=== GIVEN REQUEST ===
Retype every line from the top of the entries down to the one with "37, bottom: 839", both included, and skip the pictures.
-------- RECORDS --------
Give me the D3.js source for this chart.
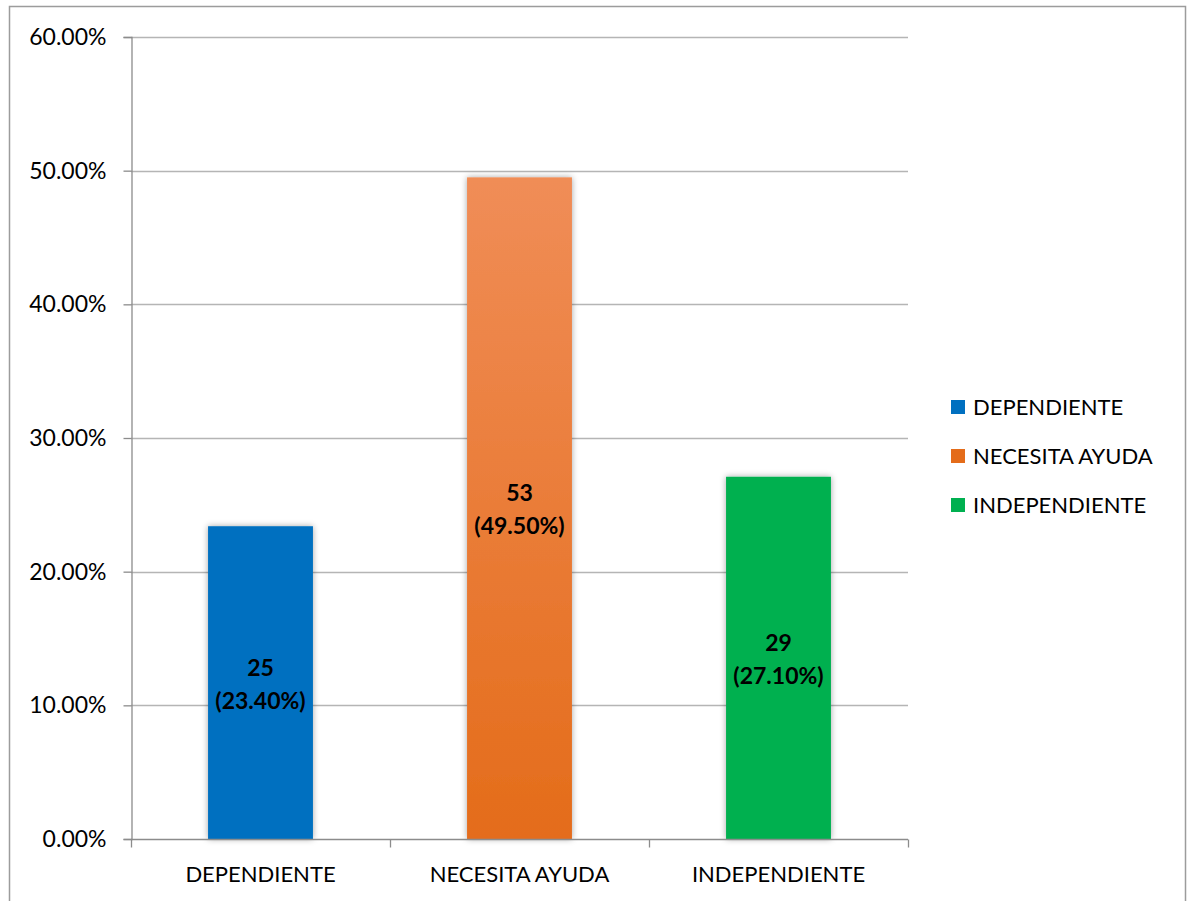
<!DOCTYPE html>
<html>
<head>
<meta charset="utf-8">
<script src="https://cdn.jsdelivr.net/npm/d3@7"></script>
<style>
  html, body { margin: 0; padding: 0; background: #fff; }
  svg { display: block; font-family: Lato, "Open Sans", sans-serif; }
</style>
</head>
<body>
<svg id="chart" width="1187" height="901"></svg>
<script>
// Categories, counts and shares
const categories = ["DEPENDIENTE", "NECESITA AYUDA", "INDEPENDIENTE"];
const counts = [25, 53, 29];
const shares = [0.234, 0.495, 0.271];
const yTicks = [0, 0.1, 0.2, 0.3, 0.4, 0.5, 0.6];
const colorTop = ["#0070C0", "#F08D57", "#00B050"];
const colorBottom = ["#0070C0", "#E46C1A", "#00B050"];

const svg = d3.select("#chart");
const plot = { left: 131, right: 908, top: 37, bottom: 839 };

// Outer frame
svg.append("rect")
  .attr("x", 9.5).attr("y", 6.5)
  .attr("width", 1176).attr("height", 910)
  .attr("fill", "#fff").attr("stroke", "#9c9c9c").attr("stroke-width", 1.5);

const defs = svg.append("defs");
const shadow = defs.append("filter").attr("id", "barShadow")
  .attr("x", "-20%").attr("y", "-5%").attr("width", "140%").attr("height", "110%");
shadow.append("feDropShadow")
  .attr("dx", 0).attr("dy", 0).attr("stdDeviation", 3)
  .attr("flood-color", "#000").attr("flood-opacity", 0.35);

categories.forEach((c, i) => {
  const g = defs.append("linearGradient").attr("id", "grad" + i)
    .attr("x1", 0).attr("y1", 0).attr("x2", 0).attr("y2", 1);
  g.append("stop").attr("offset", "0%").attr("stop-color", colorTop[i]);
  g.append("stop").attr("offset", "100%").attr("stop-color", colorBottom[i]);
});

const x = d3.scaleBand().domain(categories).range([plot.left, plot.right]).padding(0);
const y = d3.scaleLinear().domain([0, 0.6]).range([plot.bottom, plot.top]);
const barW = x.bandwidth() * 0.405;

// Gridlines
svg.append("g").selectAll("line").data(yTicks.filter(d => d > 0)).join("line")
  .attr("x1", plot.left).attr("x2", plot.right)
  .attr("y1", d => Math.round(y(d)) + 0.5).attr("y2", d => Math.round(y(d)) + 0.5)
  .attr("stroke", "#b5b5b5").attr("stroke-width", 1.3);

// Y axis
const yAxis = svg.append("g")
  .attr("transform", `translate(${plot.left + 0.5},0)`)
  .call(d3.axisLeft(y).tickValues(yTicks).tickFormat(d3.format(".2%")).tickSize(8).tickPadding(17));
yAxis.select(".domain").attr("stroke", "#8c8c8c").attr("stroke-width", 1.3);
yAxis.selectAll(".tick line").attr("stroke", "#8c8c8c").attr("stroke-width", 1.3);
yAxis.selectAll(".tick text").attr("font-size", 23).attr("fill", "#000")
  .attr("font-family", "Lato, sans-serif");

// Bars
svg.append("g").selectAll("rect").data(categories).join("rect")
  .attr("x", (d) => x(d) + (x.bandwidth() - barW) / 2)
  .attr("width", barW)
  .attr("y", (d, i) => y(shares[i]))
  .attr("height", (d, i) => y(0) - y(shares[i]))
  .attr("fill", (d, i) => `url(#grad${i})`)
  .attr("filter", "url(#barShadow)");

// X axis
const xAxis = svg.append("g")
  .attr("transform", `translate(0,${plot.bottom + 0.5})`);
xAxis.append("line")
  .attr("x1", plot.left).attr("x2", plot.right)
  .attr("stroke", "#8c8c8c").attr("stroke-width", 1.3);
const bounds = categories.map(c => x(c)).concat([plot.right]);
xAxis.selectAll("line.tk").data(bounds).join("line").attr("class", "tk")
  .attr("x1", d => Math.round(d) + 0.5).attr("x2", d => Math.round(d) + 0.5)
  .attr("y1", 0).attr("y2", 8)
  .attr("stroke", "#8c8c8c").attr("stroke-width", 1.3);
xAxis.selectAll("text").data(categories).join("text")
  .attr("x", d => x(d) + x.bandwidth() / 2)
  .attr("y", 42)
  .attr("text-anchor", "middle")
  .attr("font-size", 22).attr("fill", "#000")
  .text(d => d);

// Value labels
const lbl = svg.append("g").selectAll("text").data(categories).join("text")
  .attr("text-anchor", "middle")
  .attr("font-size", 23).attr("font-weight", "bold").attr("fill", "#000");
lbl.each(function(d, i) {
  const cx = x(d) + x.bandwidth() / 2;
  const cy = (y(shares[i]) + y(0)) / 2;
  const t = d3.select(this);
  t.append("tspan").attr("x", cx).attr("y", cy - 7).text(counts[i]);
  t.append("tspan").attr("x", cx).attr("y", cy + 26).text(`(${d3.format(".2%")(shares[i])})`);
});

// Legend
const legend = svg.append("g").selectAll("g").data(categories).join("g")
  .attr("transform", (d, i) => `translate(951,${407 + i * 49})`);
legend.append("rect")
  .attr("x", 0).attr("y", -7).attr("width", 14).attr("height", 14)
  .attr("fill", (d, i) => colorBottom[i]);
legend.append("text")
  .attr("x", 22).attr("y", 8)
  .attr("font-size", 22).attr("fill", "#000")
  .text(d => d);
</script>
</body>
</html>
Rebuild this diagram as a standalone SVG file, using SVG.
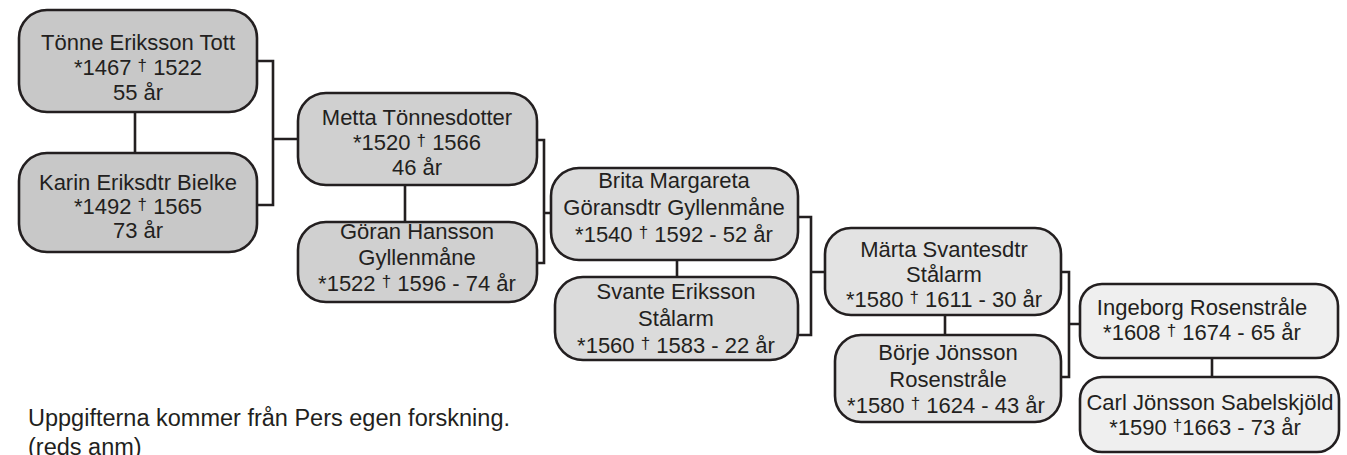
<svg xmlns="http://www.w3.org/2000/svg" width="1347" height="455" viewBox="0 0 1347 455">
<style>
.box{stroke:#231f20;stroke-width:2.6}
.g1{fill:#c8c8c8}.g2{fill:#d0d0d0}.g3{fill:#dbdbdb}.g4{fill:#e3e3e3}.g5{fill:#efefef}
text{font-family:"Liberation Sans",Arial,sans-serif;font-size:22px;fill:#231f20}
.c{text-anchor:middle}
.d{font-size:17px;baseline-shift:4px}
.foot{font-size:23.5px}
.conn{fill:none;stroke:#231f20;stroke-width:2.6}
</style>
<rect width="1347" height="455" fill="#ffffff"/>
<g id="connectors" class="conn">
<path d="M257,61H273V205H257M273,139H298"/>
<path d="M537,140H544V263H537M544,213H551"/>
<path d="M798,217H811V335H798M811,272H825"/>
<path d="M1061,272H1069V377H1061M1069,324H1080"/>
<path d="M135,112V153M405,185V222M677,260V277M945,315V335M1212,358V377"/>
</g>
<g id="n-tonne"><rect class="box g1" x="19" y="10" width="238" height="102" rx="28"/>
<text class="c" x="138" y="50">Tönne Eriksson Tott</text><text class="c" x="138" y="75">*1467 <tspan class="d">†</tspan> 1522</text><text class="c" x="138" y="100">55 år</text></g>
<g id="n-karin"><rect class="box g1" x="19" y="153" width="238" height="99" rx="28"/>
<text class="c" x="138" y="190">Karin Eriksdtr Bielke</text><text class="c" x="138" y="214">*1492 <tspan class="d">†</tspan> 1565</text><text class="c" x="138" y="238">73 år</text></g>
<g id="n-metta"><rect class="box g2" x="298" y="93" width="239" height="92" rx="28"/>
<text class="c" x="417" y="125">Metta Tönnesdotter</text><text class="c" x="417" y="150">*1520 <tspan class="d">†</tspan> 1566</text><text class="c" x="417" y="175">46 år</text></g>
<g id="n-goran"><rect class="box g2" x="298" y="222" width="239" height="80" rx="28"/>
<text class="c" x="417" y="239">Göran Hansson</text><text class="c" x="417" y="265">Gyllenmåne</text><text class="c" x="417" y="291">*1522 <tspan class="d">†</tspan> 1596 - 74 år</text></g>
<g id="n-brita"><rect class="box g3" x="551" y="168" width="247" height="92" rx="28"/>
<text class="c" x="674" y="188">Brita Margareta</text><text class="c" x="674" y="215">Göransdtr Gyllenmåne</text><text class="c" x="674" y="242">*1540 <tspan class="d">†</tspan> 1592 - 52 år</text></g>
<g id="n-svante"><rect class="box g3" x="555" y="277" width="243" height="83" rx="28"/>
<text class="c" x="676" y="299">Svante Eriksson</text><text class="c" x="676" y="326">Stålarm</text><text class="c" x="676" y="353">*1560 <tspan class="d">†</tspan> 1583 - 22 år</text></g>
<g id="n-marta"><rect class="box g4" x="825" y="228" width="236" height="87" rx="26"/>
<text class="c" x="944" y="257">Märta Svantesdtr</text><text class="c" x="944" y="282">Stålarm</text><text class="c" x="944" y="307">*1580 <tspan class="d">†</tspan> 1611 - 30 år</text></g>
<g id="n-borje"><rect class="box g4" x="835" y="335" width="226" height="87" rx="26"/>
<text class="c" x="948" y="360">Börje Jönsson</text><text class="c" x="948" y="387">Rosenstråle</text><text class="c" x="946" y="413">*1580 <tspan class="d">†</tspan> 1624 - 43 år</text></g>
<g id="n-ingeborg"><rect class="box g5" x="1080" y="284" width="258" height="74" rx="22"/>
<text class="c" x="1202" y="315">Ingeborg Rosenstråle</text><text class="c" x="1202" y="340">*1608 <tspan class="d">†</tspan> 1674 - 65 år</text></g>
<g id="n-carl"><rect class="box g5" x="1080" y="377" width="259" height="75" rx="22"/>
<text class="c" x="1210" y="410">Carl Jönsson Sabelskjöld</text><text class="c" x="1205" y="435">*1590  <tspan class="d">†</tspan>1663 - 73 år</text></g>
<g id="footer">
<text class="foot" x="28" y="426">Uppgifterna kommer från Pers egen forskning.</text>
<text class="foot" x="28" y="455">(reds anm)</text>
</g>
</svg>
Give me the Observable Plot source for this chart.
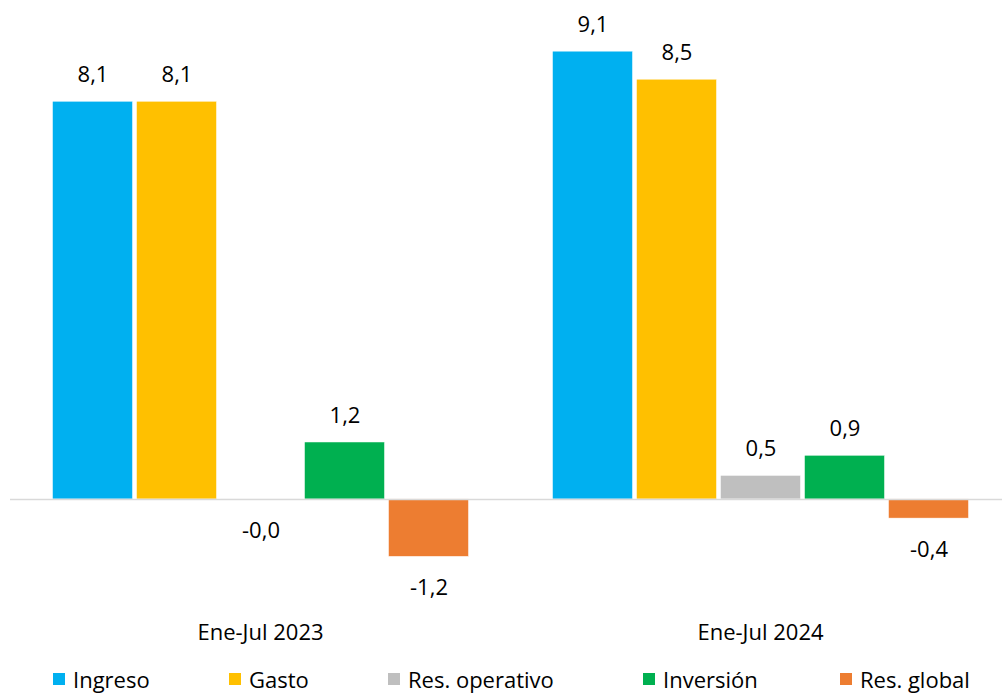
--------
=== EXERCISE OUTPUT ===
Give me the D3.js source for this chart.
<!DOCTYPE html>
<html>
<head>
<meta charset="utf-8">
<script src="https://cdn.jsdelivr.net/npm/d3@7"></script>
<style>
  html, body { margin: 0; padding: 0; background: #fff; }
  svg { display: block; font-family: Lato, "Open Sans", sans-serif; }
</style>
</head>
<body>
<svg id="chart" width="1187" height="901"></svg>
<script>
// Categories, counts and shares
const categories = ["DEPENDIENTE", "NECESITA AYUDA", "INDEPENDIENTE"];
const counts = [25, 53, 29];
const shares = [0.234, 0.495, 0.271];
const yTicks = [0, 0.1, 0.2, 0.3, 0.4, 0.5, 0.6];
const colorTop = ["#0070C0", "#F08D57", "#00B050"];
const colorBottom = ["#0070C0", "#E46C1A", "#00B050"];

const svg = d3.select("#chart");
const plot = { left: 131, right: 908, top: 37, bottom: 839 };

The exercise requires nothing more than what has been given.